--- Data lines ---

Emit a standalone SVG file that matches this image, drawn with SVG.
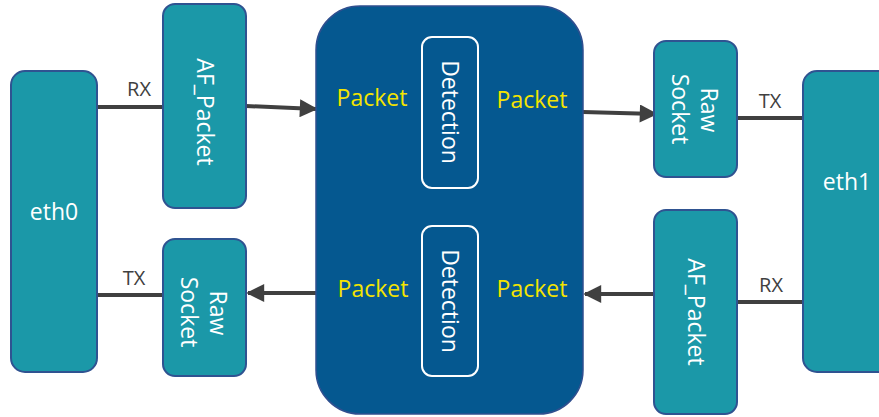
<svg xmlns="http://www.w3.org/2000/svg" width="879" height="417" viewBox="0 0 879 417">
<defs>
<style>
.teal{fill:#1b98a8;stroke:#2f5391;stroke-width:2}
.core{fill:#055890;stroke:#2f4f8f;stroke-width:1.5}
.det{fill:none;stroke:#ffffff;stroke-width:2}
.w{fill:#ffffff;font-family:"Open Sans","Liberation Sans",sans-serif;font-size:23px;text-anchor:middle}
.y{fill:#f4e400;font-family:"Open Sans","Liberation Sans",sans-serif;font-size:23px;text-anchor:middle}
.lbl{fill:#404040;font-family:"Open Sans","Liberation Sans",sans-serif;font-size:20px;text-anchor:middle}
.ln{stroke:#404040;stroke-width:4;fill:none}
</style>
<marker id="ah" viewBox="0 0 10 10" refX="9" refY="5" markerWidth="6.5" markerHeight="4.5" markerUnits="strokeWidth" orient="auto">
<path d="M0,0 L10,5 L0,10 z" fill="#404040"/>
</marker>
</defs>
<g id="connectors">
<line class="ln" x1="97" y1="107" x2="163" y2="107"/>
<line class="ln" x1="97" y1="295" x2="163" y2="295"/>
<line class="ln" x1="246" y1="106" x2="316" y2="109" marker-end="url(#ah)"/>
<line class="ln" x1="316" y1="293" x2="248" y2="293" marker-end="url(#ah)"/>
<line class="ln" x1="583" y1="112" x2="656" y2="114" marker-end="url(#ah)"/>
<line class="ln" x1="654" y1="294" x2="585" y2="294" marker-end="url(#ah)"/>
<line class="ln" x1="737" y1="118" x2="803" y2="118"/>
<line class="ln" x1="737" y1="302" x2="803" y2="302"/>
<text class="lbl" x="139" y="96">RX</text>
<text class="lbl" x="134" y="285">TX</text>
<text class="lbl" x="770" y="108">TX</text>
<text class="lbl" x="771" y="292">RX</text>
</g>
<g id="eth0">
<rect class="teal" x="11" y="71" width="86" height="301" rx="14"/>
<text class="w" x="54" y="220">eth0</text>
</g>
<g id="eth1">
<rect class="teal" x="803" y="71" width="90" height="301" rx="14"/>
<text class="w" x="847" y="190">eth1</text>
</g>
<g id="af_packet_left">
<rect class="teal" x="163" y="4" width="83" height="204" rx="12"/>
<text class="w" transform="translate(197,112) rotate(90)">AF_Packet</text>
</g>
<g id="raw_socket_left">
<rect class="teal" x="163" y="239" width="83" height="137" rx="12"/>
<text class="w" transform="translate(210,313) rotate(90)">Raw</text>
<text class="w" transform="translate(181,312) rotate(90)">Socket</text>
</g>
<g id="raw_socket_right">
<rect class="teal" x="654" y="41" width="83" height="136" rx="12"/>
<text class="w" transform="translate(701,110) rotate(90)">Raw</text>
<text class="w" transform="translate(672,109) rotate(90)">Socket</text>
</g>
<g id="af_packet_right">
<rect class="teal" x="654" y="210" width="83" height="204" rx="12"/>
<text class="w" transform="translate(688,312) rotate(90)">AF_Packet</text>
</g>
<g id="core">
<rect class="core" x="316" y="6" width="267" height="408" rx="44"/>
<text class="y" x="372" y="106">Packet</text>
<text class="y" x="532" y="108">Packet</text>
<text class="y" x="373" y="297">Packet</text>
<text class="y" x="532" y="297">Packet</text>
</g>
<g id="detection_top">
<rect class="det" x="422" y="37" width="56" height="151" rx="10"/>
<text class="w" transform="translate(442,112) rotate(90)">Detection</text>
</g>
<g id="detection_bottom">
<rect class="det" x="422" y="226" width="56" height="150" rx="10"/>
<text class="w" transform="translate(442,301) rotate(90)">Detection</text>
</g>
</svg>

---

Your task is to reproduce all of the material exactly. The pictures stay out.

Exercise output
Emit a standalone SVG file that matches this image, drawn with SVG.
<svg xmlns="http://www.w3.org/2000/svg" width="879" height="417" viewBox="0 0 879 417">
<defs>
<style>
.teal{fill:#1b98a8;stroke:#2f5391;stroke-width:2}
.core{fill:#055890;stroke:#2f4f8f;stroke-width:1.5}
.det{fill:none;stroke:#ffffff;stroke-width:2}
.w{fill:#ffffff;font-family:"Open Sans","Liberation Sans",sans-serif;font-size:23px;text-anchor:middle}
.y{fill:#f4e400;font-family:"Open Sans","Liberation Sans",sans-serif;font-size:23px;text-anchor:middle}
.lbl{fill:#404040;font-family:"Open Sans","Liberation Sans",sans-serif;font-size:20px;text-anchor:middle}
.ln{stroke:#404040;stroke-width:4;fill:none}
</style>
<marker id="ah" viewBox="0 0 10 10" refX="9" refY="5" markerWidth="6.5" markerHeight="4.5" markerUnits="strokeWidth" orient="auto">
<path d="M0,0 L10,5 L0,10 z" fill="#404040"/>
</marker>
</defs>
<g id="connectors">
<line class="ln" x1="97" y1="107" x2="163" y2="107"/>
<line class="ln" x1="97" y1="295" x2="163" y2="295"/>
<line class="ln" x1="246" y1="106" x2="316" y2="109" marker-end="url(#ah)"/>
<line class="ln" x1="316" y1="293" x2="248" y2="293" marker-end="url(#ah)"/>
<line class="ln" x1="583" y1="112" x2="656" y2="114" marker-end="url(#ah)"/>
<line class="ln" x1="654" y1="294" x2="585" y2="294" marker-end="url(#ah)"/>
<line class="ln" x1="737" y1="118" x2="803" y2="118"/>
<line class="ln" x1="737" y1="302" x2="803" y2="302"/>
<text class="lbl" x="139" y="96">RX</text>
<text class="lbl" x="134" y="285">TX</text>
<text class="lbl" x="770" y="108">TX</text>
<text class="lbl" x="771" y="292">RX</text>
</g>
<g id="eth0">
<rect class="teal" x="11" y="71" width="86" height="301" rx="14"/>
<text class="w" x="54" y="220">eth0</text>
</g>
<g id="eth1">
<rect class="teal" x="803" y="71" width="90" height="301" rx="14"/>
<text class="w" x="847" y="190">eth1</text>
</g>
<g id="af_packet_left">
<rect class="teal" x="163" y="4" width="83" height="204" rx="12"/>
<text class="w" transform="translate(197,112) rotate(90)">AF_Packet</text>
</g>
<g id="raw_socket_left">
<rect class="teal" x="163" y="239" width="83" height="137" rx="12"/>
<text class="w" transform="translate(210,313) rotate(90)">Raw</text>
<text class="w" transform="translate(181,312) rotate(90)">Socket</text>
</g>
<g id="raw_socket_right">
<rect class="teal" x="654" y="41" width="83" height="136" rx="12"/>
<text class="w" transform="translate(701,110) rotate(90)">Raw</text>
<text class="w" transform="translate(672,109) rotate(90)">Socket</text>
</g>
<g id="af_packet_right">
<rect class="teal" x="654" y="210" width="83" height="204" rx="12"/>
<text class="w" transform="translate(688,312) rotate(90)">AF_Packet</text>
</g>
<g id="core">
<rect class="core" x="316" y="6" width="267" height="408" rx="44"/>
<text class="y" x="372" y="106">Packet</text>
<text class="y" x="532" y="108">Packet</text>
<text class="y" x="373" y="297">Packet</text>
<text class="y" x="532" y="297">Packet</text>
</g>
<g id="detection_top">
<rect class="det" x="422" y="37" width="56" height="151" rx="10"/>
<text class="w" transform="translate(442,112) rotate(90)">Detection</text>
</g>
<g id="detection_bottom">
<rect class="det" x="422" y="226" width="56" height="150" rx="10"/>
<text class="w" transform="translate(442,301) rotate(90)">Detection</text>
</g>
</svg>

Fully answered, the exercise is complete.